Winnacunnet’s future
Through the town seal, high school, and road to the beach, Hampton’s not-so-super-secret Indian name lives on in the everyday life of the town. But with the most recent tributes going back nearly 30 years—to a local reenactor group that called itself the Elkins Company Winnacunnet Guard Colonial Militia and “Winnacunnet,” the name of the town’s 350th anniversary souvenir program—it’s past time for a new homage. How would you like to see the name remembered? As for me, a tasty Winnacunnet brew—made at that other place of pleasant pines, Four Pines Brewery—sounds just about right.
Originally published in the Hampton Union, December 30, 2016. All images courtesy of the Hampton Historical Society.
History Matters is a monthly column devoted to the history of Hampton and Hampton Beach, New Hampshire.
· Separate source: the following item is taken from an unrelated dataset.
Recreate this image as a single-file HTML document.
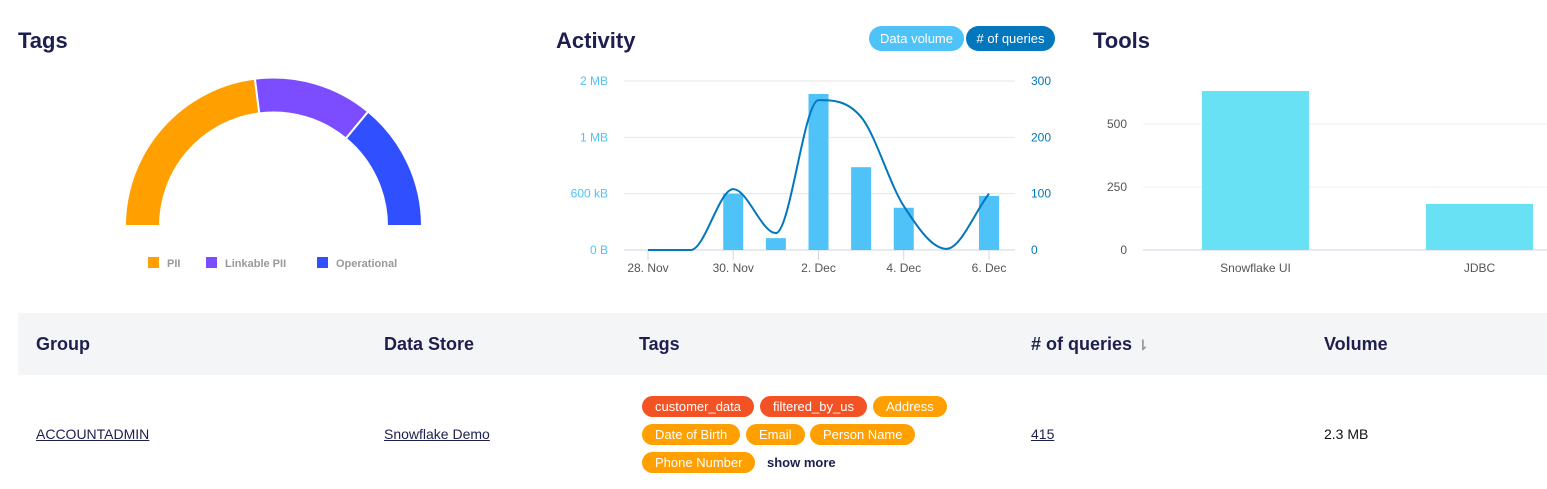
<!DOCTYPE html>
<html><head><meta charset="utf-8"><style>
body{margin:0;width:1547px;height:489px;background:#fff;font-family:"Liberation Sans",sans-serif;position:relative;overflow:hidden}
.h{position:absolute;font-weight:bold;font-size:22px;color:#1d1f4e}
.th{position:absolute;top:334px;font-weight:bold;font-size:18px;color:#1d1f4e}
.tag{position:absolute;height:21px;line-height:21px;border-radius:11px;color:#fff;font-size:13px;padding:0 13px;white-space:nowrap}
.r{background:#f35224}.o{background:#ff9f00}
a{color:#1d1f4e}
</style></head><body>
<div class="h" style="left:18px;top:28px">Tags</div>
<div class="h" style="left:556px;top:28px">Activity</div>
<div class="h" style="left:1093px;top:28px">Tools</div>
<div style="position:absolute;left:869px;top:26px;width:95px;height:25px;border-radius:13px;background:#4fc3f7;color:#fff;font-size:13px;line-height:25px;text-align:center">Data volume</div>
<div style="position:absolute;left:966px;top:26px;width:89px;height:25px;border-radius:13px;background:#0277bd;color:#fff;font-size:13px;line-height:25px;text-align:center"># of queries</div>

<svg id="donut" style="position:absolute;left:0;top:0" width="540" height="300"></svg>
<svg id="act" style="position:absolute;left:0;top:0" width="1547" height="300"></svg>

<div style="position:absolute;left:18px;top:313px;width:1529px;height:62px;background:#f4f5f7"></div>
<div class="th" style="left:36px">Group</div>
<div class="th" style="left:384px">Data Store</div>
<div class="th" style="left:639px">Tags</div>
<div class="th" style="left:1031px"># of queries <span style="color:#999;font-size:14px">⇂</span></div>
<div class="th" style="left:1324px">Volume</div>
<a style="position:absolute;left:36px;top:426px;font-size:14px;text-decoration:underline">ACCOUNTADMIN</a>
<a style="position:absolute;left:384px;top:426px;font-size:14px;text-decoration:underline">Snowflake Demo</a>
<a style="position:absolute;left:1031px;top:426px;font-size:14px;text-decoration:underline">415</a>
<div style="position:absolute;left:1324px;top:426px;font-size:14px;color:#111">2.3 MB</div>
<div class="tag r" style="left:642px;top:396px">customer_data</div>
<div class="tag r" style="left:760px;top:396px">filtered_by_us</div>
<div class="tag o" style="left:873px;top:396px">Address</div>
<div class="tag o" style="left:642px;top:424px">Date of Birth</div>
<div class="tag o" style="left:746px;top:424px">Email</div>
<div class="tag o" style="left:810px;top:424px">Person Name</div>
<div class="tag o" style="left:642px;top:452px">Phone Number</div>
<div style="position:absolute;left:767px;top:455px;font-size:13px;font-weight:bold;color:#1d1f4e">show more</div>

<script>
const tagNames=["PII","Linkable PII","Operational"];
const tagValues=[46,26,28];
const tagColors=["#ff9f00","#7c4dff","#304ffe"];
const days=["28. Nov","29. Nov","30. Nov","1. Dec","2. Dec","3. Dec","4. Dec","5. Dec","6. Dec"];
const volume=[0,0,1.0,0.21,2.77,1.47,0.75,0,0.96];
const queries=[0,0,108,30,266,236,78,2,100];
const volTicks=["0 B","600 kB","1 MB","2 MB"];
const qTicks=["0","100","200","300"];
const tools=["Snowflake UI","JDBC"];
const toolValues=[631,183];
const toolTicks=[0,250,500];
const NS="http://www.w3.org/2000/svg";
function mk(p,t,a,txt){const e=document.createElementNS(NS,t);for(const k in a)e.setAttribute(k,a[k]);if(txt!=null)e.textContent=txt;p.appendChild(e);return e;}

// donut
const d=document.getElementById('donut');
const cx=273.5,cy=226,R=148.5,r=113.5;
const tot=tagValues.reduce((a,b)=>a+b,0);let acc=0;
tagValues.forEach((v,i)=>{
 const a0=Math.PI*(1-acc/tot),a1=Math.PI*(1-(acc+v)/tot);acc+=v;
 const p=(a,rr)=>[cx+rr*Math.cos(a),cy-rr*Math.sin(a)];
 const [x0,y0]=p(a0,R),[x1,y1]=p(a1,R),[x2,y2]=p(a1,r),[x3,y3]=p(a0,r);
 const s=mk(d,'path',{d:`M${x0},${y0}A${R},${R} 0 0 1 ${x1},${y1}L${x2},${y2}A${r},${r} 0 0 0 ${x3},${y3}Z`,fill:tagColors[i],stroke:'#fff','stroke-width':2});
 
 
});
const lx=[148,206,317];
tagNames.forEach((n,i)=>{
 const g=mk(d,'g',{});
 
 
 mk(g,'rect',{x:lx[i],y:257,width:11,height:11,fill:tagColors[i]});
 mk(g,'text',{x:lx[i]+19,y:267,'font-size':11,'font-weight':'bold',fill:'#999','font-family':'Liberation Sans'},n);
});

// activity
const s=document.getElementById('act');
const X0=648,DX=(989-648)/8,Y0=250,DY=(250-81)/3;
const xs=i=>X0+i*DX, yv=v=>Y0-v*DY, yq=q=>Y0-q/100*DY;
for(let k=0;k<4;k++){
 mk(s,'line',{x1:624,x2:1015,y1:yv(k),y2:yv(k),stroke:k?'#e6e6e6':'#ccd6eb','stroke-width':1});
 mk(s,'text',{x:608,y:yv(k)+4,'text-anchor':'end','font-size':12,fill:'#4fc3f7','font-family':'Liberation Sans'},volTicks[k]);
 mk(s,'text',{x:1031,y:yv(k)+4,'font-size':12,fill:'#0277bd','font-family':'Liberation Sans'},qTicks[k]);
}
days.forEach((dd,i)=>{if(i%2==0){mk(s,'line',{x1:xs(i),x2:xs(i),y1:250,y2:260,stroke:'#ccd6eb'});
 mk(s,'text',{x:xs(i),y:272,'text-anchor':'middle','font-size':12,fill:'#555','font-family':'Liberation Sans'},dd);}});
volume.forEach((v,i)=>{if(v>0){const b=mk(s,'rect',{x:xs(i)-10,y:yv(v),width:20,height:Y0-yv(v),fill:'#4fc3f7'});
 
 }});
// monotone cubic interpolation
const px=queries.map((q,i)=>xs(i)),py=queries.map(q=>yq(q));
const n=px.length,dl=[],m=[];
for(let i=0;i<n-1;i++)dl.push((py[i+1]-py[i])/(px[i+1]-px[i]));
m[0]=dl[0];m[n-1]=dl[n-2];
for(let i=1;i<n-1;i++)m[i]=(dl[i-1]*dl[i]<=0)?0:(dl[i-1]+dl[i])/2;
for(let i=0;i<n-1;i++){if(dl[i]===0){m[i]=0;m[i+1]=0;}else{const a=m[i]/dl[i],b=m[i+1]/dl[i],h=a*a+b*b;if(h>9){const t=3/Math.sqrt(h);m[i]=t*a*dl[i];m[i+1]=t*b*dl[i];}}}
let pd=`M${px[0]},${py[0]}`;
for(let i=0;i<n-1;i++){const h=(px[i+1]-px[i])/3;
 pd+=`C${px[i]+h},${py[i]+m[i]*h} ${px[i+1]-h},${py[i+1]-m[i+1]*h} ${px[i+1]},${py[i+1]}`;}
const ln=mk(s,'path',{d:pd,fill:'none',stroke:'#0277bd','stroke-width':2});



// tools
const TY=v=>250-v*(63/250);
toolTicks.forEach(t=>{mk(s,'line',{x1:1143,x2:1547,y1:TY(t),y2:TY(t),stroke:t?'#f2f2f2':'#ccd6eb'});
 mk(s,'text',{x:1127,y:TY(t)+4,'text-anchor':'end','font-size':12,fill:'#555','font-family':'Liberation Sans'},String(t));});
const tc=[1255.5,1479.5];
tools.forEach((t,i)=>{const b=mk(s,'rect',{x:tc[i]-53.5,y:TY(toolValues[i]),width:107,height:250-TY(toolValues[i]),fill:'#69e1f5'});
 
 
 mk(s,'text',{x:tc[i],y:272,'text-anchor':'middle','font-size':12,fill:'#555','font-family':'Liberation Sans'},t);});
</script>
</body></html>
Cheryl Lassiter’s latest book, “The Queens of Hampton Beach,” will be published in 2017. Her website is lassitergang.com.
I really enjoyed the overview of the first remembered title for the area now Hampton. Is there anything to suggest how long the name Winnacunnet and its variations was used before the more English “Hampton” was decided on. Also, did that title encompass any of the surrounding areas i.e. Portsmouth and Rye and all the surrounding baby Hamptons?
I love your articles! It is so much fun to see how you take the pieces and tidbits and order them with such easy intuition. As a reader I am drawn in every time. Thank you!
Jonathan
Hi Jonathan, good to hear from you again! And I’m glad you are enjoying my articles – reading that makes writing them so much more worthwhile. 🙂
The name Winnacunnet was changed to Hampton by order of the Massachusetts General Court on September 4, 1639, less than one year after the settlement of the plantation. I’m one of those people who wishes they’d left the name as it was, but at least it’s still commemorated in so many ways around town. I hope the new Four Pines Brewery on Lafayette Road uses my suggestion to make a Winnacunnet-named beer!